Optimal design of two-stage ejector for subzero refrigeration system on fishing vessel

Abstract

It is essential to improve the energy efficiency of the subzero refrigeration system on fishing vessels for harvested fishery products frozen because of its large amounts of fossil consumption. In this paper, a subzero refrigeration system based on a two-stage ejector is proposed and the optimal design method of the two-stage ejector considering Area ratio (Ars) as the designed parameter in each stage is developed to achieve maximum entrainment performance. A Computational Fluid Dynamics model is built to investigate the performance of the proposed two-stage ejector under subzero refrigeration working conditions. In each stage, Ar is used as the design parameter to get the maximum entrainment ratio under the feasible range of intermediate pressure. Moreover, the water-cooled condenser is employed to reduce the pressure difference between the condenser and evaporator so that a higher entrainment ratio can be achieved. Simulation results indicate that the proposed two-stage ejector can achieve evaporating temperature as low as −25 °C with an entrainment ratio as high as 0.0961, 36.12% improvement compared with the one without optimal design.
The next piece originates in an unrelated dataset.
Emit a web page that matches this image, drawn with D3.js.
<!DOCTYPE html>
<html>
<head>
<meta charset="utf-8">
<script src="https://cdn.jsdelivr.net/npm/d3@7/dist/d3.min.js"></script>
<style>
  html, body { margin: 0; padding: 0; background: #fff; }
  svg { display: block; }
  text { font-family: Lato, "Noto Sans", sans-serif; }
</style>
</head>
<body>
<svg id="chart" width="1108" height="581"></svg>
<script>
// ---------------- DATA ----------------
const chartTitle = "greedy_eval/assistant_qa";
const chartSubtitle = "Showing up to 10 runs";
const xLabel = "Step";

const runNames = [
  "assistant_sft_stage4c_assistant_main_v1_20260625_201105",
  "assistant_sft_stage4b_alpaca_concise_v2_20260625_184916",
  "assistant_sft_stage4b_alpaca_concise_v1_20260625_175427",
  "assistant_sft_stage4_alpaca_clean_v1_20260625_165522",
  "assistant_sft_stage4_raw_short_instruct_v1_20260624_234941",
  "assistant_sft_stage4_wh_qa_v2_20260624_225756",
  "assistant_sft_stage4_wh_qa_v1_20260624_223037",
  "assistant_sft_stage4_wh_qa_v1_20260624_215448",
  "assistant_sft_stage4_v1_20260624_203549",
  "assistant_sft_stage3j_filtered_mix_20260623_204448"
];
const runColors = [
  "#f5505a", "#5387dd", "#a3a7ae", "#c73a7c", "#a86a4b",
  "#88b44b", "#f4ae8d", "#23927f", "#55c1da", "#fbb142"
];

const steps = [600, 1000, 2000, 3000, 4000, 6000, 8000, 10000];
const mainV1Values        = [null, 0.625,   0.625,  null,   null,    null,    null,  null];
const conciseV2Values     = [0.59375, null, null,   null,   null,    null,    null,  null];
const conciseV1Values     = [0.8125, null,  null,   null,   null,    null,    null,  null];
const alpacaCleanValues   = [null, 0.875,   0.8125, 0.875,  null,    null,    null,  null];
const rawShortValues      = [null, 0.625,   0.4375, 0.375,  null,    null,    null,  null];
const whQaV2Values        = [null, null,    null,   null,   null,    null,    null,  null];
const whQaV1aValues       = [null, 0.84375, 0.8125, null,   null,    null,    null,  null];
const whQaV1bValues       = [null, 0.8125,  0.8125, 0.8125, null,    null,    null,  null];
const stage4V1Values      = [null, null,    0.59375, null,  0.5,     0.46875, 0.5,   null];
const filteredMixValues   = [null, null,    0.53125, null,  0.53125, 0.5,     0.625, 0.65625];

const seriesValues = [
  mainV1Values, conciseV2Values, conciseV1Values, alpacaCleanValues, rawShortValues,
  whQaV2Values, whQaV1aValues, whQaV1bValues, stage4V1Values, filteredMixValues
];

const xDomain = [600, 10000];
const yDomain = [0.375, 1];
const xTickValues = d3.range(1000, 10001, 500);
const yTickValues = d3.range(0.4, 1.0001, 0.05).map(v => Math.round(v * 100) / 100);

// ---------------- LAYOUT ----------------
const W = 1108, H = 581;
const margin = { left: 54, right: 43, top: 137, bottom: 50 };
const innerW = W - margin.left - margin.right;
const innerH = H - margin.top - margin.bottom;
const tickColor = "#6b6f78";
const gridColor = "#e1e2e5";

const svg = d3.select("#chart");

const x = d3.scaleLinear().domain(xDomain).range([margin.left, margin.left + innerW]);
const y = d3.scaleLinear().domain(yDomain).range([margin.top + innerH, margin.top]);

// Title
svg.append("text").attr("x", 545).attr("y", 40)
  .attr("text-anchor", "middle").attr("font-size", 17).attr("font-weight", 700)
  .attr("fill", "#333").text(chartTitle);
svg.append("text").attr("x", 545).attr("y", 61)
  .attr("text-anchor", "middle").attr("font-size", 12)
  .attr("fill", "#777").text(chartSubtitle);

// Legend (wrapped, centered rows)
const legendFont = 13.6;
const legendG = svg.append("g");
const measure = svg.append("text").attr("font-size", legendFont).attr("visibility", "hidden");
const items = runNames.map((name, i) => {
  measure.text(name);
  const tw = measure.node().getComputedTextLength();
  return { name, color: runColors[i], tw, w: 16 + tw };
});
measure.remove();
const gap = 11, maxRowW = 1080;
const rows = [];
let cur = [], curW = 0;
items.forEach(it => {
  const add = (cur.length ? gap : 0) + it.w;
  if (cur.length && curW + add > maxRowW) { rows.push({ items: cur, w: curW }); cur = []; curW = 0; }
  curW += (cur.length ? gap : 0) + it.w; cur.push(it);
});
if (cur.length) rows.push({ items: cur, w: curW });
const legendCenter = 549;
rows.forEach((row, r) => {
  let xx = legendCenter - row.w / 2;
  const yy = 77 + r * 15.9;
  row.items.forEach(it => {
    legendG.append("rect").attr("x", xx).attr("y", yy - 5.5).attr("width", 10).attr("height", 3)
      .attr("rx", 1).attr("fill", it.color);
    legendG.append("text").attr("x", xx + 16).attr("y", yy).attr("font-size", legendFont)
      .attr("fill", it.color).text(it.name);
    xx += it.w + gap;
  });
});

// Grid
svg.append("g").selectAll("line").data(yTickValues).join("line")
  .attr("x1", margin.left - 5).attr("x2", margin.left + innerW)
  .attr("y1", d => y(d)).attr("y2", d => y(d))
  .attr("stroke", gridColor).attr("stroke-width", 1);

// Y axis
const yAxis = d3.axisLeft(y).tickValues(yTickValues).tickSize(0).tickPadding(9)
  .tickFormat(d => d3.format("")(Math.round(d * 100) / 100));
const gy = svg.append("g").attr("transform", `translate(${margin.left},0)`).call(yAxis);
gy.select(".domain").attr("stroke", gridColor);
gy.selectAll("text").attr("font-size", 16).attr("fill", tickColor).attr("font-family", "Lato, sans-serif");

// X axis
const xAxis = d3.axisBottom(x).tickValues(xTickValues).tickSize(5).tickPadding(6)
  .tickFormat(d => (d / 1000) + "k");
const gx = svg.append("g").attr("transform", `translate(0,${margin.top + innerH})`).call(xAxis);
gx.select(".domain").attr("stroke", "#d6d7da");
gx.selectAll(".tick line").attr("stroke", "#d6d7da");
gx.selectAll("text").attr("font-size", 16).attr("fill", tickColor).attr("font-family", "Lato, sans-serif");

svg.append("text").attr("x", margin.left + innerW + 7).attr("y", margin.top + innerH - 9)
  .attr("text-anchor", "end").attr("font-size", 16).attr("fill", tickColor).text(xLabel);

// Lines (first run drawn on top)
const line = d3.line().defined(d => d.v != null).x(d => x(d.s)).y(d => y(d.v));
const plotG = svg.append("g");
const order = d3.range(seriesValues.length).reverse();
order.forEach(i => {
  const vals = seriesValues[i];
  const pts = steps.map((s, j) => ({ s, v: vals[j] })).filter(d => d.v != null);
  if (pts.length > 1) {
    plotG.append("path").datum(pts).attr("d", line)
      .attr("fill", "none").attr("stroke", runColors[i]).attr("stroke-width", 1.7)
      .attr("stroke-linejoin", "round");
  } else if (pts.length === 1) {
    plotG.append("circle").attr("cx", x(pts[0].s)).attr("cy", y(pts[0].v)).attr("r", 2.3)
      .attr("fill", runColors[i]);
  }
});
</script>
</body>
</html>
Furthermore, the entrainment performance and Coefficient of Performance of subzero refrigeration system with the proposed two-stage ejector and water-cooled condenser are increased by 30.57% and 28.77%, respectively, compared with the one with air-cooled condenser. It can conclude that it is energy efficient to utilize the waste heat from fishing vessels to drive a subzero refrigeration system with the optimal designed two-stage ejector and a water-cooled condenser.